(Plotting code records)
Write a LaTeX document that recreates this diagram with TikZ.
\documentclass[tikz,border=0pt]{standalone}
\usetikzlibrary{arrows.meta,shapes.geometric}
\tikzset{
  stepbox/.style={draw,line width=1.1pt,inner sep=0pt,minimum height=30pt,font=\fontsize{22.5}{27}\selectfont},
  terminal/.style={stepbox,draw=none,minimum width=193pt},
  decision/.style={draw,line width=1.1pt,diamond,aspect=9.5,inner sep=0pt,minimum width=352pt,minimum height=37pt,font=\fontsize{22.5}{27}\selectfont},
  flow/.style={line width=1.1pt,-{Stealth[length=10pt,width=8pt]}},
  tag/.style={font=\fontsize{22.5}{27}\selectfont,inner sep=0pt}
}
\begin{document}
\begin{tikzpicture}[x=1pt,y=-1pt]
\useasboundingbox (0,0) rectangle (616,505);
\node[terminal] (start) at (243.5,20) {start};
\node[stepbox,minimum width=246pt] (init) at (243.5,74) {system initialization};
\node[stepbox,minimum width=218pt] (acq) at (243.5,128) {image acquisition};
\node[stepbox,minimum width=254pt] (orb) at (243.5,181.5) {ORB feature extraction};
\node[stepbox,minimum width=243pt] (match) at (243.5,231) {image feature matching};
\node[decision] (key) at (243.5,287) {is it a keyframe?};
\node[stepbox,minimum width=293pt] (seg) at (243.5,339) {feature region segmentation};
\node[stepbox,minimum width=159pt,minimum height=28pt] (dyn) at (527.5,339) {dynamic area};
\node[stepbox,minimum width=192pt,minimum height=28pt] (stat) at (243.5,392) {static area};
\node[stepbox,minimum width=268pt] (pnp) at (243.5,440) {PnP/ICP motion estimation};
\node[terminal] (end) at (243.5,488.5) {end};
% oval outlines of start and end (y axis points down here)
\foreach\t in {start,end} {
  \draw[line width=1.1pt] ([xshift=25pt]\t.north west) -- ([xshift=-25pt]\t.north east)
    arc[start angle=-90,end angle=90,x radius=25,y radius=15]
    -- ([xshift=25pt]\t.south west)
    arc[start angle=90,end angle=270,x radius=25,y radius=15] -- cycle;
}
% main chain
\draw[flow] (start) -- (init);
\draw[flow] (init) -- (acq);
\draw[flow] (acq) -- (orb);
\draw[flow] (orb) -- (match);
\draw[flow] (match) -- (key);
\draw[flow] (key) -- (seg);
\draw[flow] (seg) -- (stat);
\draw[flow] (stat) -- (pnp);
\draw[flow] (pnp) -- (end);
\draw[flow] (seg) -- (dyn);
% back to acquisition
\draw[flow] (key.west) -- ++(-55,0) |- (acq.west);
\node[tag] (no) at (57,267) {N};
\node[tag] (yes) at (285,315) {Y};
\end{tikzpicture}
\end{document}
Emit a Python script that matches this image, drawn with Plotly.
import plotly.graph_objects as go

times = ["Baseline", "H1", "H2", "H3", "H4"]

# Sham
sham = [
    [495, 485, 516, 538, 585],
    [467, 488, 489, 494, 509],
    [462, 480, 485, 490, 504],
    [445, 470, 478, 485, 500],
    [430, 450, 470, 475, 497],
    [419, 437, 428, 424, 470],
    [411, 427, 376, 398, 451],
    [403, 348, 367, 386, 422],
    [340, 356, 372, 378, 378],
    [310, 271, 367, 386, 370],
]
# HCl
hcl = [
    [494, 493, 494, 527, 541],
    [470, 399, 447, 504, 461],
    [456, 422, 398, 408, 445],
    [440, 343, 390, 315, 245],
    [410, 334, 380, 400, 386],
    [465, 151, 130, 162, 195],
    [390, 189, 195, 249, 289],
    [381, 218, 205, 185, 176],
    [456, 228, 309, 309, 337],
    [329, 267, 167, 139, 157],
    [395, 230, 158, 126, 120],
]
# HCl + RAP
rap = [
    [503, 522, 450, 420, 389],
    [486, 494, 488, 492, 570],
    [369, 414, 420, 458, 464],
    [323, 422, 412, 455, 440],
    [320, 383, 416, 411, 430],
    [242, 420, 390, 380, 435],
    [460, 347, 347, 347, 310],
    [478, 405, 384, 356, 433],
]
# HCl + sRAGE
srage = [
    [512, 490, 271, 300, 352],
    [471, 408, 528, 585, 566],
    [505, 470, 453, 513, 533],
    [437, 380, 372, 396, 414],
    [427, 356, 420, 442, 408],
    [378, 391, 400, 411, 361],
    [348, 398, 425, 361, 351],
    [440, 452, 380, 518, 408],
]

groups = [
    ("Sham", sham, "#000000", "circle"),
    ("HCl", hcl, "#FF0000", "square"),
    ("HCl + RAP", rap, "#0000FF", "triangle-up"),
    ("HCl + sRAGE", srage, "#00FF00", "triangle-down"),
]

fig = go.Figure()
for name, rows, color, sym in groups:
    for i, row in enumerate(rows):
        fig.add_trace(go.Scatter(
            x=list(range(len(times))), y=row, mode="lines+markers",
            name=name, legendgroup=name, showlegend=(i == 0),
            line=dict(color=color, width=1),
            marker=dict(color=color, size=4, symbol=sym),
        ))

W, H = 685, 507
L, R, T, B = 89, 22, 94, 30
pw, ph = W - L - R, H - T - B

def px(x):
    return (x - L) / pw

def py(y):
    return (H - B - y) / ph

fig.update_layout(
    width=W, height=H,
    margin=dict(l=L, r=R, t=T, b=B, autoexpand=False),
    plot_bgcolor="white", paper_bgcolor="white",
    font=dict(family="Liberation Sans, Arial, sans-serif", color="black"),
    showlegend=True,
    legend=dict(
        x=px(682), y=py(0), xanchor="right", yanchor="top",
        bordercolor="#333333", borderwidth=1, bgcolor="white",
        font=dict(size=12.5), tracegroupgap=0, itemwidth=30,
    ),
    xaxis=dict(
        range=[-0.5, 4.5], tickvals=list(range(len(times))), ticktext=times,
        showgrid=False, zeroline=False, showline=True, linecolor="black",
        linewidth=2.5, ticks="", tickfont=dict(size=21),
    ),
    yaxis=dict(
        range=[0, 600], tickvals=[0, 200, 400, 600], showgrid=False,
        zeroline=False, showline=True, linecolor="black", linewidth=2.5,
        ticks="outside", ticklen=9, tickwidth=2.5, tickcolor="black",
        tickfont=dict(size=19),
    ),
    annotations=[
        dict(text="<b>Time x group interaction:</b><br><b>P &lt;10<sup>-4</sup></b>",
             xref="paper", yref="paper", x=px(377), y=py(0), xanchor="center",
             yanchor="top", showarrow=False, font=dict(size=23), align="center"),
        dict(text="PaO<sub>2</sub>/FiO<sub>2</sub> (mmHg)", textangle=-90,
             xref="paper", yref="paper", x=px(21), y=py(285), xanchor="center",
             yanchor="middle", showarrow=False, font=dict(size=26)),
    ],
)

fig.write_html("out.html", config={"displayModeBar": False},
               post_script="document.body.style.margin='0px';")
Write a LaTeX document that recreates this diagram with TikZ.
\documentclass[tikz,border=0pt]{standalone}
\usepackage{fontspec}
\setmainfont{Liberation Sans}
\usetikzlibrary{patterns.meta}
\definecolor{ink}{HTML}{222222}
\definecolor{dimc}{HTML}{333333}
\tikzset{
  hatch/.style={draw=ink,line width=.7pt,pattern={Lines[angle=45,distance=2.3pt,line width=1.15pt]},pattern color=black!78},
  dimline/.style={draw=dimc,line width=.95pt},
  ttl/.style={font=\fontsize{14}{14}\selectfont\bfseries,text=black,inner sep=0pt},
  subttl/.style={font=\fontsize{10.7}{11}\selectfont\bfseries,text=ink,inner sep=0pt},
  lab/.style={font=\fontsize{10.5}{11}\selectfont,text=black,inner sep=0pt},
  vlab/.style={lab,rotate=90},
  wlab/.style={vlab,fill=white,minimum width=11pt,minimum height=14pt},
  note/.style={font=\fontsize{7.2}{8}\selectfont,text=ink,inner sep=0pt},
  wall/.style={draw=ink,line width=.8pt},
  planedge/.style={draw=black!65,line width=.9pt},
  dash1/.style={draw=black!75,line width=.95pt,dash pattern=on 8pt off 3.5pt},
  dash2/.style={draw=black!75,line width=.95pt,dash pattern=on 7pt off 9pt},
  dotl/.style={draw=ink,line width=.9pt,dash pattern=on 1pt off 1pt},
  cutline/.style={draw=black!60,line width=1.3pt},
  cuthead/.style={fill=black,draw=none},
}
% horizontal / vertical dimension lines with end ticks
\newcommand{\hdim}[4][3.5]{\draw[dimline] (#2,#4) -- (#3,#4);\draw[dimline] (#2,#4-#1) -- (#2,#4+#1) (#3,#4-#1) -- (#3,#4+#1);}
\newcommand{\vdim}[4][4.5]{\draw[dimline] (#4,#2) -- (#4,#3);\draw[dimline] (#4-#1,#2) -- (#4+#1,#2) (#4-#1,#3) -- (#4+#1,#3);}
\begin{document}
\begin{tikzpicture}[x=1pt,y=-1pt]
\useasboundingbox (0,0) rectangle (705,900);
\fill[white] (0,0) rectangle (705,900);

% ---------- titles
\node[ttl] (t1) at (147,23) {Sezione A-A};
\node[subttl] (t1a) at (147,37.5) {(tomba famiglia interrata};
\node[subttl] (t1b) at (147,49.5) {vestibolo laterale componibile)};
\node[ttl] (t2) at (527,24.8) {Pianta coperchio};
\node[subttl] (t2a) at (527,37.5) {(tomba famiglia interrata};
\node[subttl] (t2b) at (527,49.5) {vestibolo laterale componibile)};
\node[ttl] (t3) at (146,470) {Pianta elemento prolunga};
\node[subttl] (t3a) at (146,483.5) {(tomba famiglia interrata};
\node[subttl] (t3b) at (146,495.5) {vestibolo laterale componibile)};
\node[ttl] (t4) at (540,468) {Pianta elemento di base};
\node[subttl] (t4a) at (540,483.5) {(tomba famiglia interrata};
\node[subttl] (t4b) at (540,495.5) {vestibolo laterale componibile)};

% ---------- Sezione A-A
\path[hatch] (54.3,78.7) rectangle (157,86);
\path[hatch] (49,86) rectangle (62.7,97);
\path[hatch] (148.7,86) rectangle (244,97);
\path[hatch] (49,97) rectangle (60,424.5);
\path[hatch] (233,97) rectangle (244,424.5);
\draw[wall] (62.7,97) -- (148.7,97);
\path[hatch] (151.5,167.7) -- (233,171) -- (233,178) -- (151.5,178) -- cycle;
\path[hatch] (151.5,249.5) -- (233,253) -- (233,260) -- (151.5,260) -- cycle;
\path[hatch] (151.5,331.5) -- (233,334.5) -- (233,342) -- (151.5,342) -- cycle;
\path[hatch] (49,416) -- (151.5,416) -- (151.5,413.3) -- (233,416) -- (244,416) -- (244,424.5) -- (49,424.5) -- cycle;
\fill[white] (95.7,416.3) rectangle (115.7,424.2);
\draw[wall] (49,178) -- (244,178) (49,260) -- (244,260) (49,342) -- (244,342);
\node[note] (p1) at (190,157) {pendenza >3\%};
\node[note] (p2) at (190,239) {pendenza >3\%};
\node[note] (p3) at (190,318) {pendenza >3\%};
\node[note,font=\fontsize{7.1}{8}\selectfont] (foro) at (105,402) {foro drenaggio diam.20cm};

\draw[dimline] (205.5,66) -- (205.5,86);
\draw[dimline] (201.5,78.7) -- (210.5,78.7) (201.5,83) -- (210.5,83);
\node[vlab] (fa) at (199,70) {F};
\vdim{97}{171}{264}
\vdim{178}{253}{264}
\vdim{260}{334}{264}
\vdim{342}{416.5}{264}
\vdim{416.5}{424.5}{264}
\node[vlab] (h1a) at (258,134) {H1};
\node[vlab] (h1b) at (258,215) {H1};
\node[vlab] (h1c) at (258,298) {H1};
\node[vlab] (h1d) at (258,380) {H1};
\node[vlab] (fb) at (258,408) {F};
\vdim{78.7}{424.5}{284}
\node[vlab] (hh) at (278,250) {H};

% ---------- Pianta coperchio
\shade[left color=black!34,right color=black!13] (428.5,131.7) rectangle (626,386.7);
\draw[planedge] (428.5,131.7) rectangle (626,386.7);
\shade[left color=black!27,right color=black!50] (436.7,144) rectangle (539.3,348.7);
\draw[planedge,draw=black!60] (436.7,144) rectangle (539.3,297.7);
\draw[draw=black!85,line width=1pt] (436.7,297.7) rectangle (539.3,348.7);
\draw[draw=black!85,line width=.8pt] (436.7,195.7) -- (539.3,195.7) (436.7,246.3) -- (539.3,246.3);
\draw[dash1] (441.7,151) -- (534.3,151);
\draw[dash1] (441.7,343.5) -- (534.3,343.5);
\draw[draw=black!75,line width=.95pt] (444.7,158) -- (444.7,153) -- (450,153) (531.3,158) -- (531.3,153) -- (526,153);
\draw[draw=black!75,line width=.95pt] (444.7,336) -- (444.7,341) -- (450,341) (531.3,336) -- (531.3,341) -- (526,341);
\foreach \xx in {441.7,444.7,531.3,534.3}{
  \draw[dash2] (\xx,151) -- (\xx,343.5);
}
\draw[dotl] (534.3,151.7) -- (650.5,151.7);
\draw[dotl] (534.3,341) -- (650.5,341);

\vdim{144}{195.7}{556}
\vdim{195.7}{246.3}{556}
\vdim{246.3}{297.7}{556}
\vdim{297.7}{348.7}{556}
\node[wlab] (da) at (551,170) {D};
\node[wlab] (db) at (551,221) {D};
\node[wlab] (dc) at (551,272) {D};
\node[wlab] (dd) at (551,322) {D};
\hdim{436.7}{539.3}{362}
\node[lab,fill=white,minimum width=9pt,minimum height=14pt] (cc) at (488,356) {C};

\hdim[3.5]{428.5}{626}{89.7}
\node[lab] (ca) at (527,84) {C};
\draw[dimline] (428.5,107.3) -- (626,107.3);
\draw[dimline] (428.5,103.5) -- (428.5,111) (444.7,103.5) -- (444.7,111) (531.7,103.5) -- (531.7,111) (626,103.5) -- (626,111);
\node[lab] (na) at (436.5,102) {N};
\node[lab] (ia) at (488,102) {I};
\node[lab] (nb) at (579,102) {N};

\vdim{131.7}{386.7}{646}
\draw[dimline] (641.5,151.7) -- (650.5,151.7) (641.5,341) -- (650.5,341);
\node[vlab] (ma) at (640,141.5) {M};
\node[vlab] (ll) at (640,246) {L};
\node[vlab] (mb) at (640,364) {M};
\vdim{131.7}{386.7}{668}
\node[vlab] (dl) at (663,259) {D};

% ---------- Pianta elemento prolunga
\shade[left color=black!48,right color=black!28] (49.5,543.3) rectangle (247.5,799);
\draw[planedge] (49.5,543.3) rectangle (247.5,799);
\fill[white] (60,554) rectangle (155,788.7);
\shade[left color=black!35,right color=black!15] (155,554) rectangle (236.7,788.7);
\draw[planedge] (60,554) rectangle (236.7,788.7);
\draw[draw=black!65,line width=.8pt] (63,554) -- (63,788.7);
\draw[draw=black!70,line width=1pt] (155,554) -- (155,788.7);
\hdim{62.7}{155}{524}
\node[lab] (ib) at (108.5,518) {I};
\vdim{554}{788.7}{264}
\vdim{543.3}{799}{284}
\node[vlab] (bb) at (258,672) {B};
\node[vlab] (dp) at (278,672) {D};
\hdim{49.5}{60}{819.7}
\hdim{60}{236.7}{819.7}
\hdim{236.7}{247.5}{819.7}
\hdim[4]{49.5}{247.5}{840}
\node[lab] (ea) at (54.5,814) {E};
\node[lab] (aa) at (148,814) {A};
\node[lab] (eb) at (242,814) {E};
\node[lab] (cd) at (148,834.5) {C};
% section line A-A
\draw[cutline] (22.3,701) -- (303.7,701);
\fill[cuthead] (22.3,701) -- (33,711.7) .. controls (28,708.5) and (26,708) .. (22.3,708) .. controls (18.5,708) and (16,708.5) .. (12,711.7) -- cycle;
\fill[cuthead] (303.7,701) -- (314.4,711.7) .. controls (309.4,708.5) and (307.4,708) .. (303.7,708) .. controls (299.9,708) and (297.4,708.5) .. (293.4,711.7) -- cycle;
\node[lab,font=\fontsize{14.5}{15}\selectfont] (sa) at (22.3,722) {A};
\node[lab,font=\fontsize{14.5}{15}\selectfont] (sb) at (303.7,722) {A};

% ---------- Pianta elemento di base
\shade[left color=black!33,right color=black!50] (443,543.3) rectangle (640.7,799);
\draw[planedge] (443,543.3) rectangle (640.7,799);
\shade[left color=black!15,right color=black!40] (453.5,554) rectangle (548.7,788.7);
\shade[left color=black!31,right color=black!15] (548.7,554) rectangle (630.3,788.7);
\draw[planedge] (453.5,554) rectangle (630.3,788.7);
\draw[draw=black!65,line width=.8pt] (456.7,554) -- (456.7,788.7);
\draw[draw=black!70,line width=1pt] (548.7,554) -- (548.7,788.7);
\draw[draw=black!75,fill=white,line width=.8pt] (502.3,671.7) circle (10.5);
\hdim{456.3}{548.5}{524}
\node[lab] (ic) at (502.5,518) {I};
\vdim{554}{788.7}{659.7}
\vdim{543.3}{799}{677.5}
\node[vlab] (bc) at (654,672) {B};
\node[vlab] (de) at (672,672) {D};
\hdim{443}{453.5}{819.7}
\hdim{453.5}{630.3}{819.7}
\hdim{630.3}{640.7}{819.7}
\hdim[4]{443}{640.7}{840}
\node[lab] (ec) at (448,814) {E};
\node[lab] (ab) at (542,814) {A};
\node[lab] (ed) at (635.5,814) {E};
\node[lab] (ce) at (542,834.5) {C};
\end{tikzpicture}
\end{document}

> Work instructions:
Which lines hold the word "image"? Show each one.

> Right answer:
\node[stepbox,minimum width=218pt] (acq) at (243.5,128) {image acquisition};
\node[stepbox,minimum width=243pt] (match) at (243.5,231) {image feature matching};
Emit a Python script that matches this image, drawn with Plotly.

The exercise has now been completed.